Heute gibt es Kabel und Satellit und analog und HD und Sky und Entertain und Amazon Instant Video und iTunes mit Apple TV und HDMI-Sticks für Fernsehempfang und Handys, mit denen man Milch einscannen und nachbestellen kann, aber nicht in Deutschland. Und diese Filme lassen sich auf jenem Computer nicht streamen und dieser Stöpsel passt seit der neuesten Generation auch nicht mehr. Und hierfür und dafür gibt es zukünftig keine Updates mehr. Und diese App zeigt nicht die Carsharing-Fahrzeuge von jenem Anbieter an und dieses mobile Bezahlsystem wird von jener Supermarktkette nicht akzeptiert. Und jede Möchtegern-Schokoladenmanufaktur stellt heute weiße Schokolade her.
Und deshalb haben wir uns längst damit abgefunden: Der Überblick ist futsch. Es passt nichts mehr zusammen. Und deshalb meckert auch kein Fußballfan auf der Fanmeile über Bild-und Tonprobleme. Weil er nicht weiß, ob das mittlerweile nicht schlicht normal ist.

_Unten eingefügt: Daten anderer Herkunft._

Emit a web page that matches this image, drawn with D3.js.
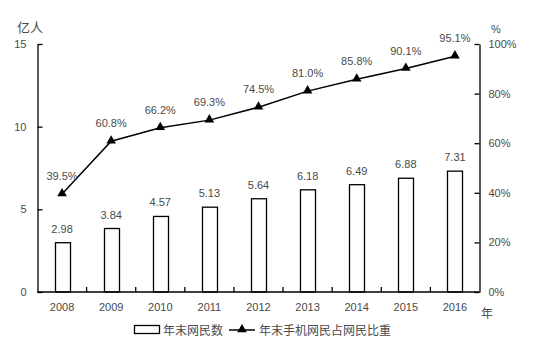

Wer wissen will, wie die Zukunft aussieht, der kann mal die Live-Streams der diversen Online-Mediatheken ausprobieren. Da kann man zum Beispiel live im Internet die Fußballspiele parallel zum Fernsehbild aus anderen Kameraperspektiven verfolgen. Und wie modern dieses Angebot ist, erkennt man alleine schon an der Verzögerung. Anzahl der Sekunden, die das Parallel-Bild im Internet dem Fernsehen hinterherhinkt: 45.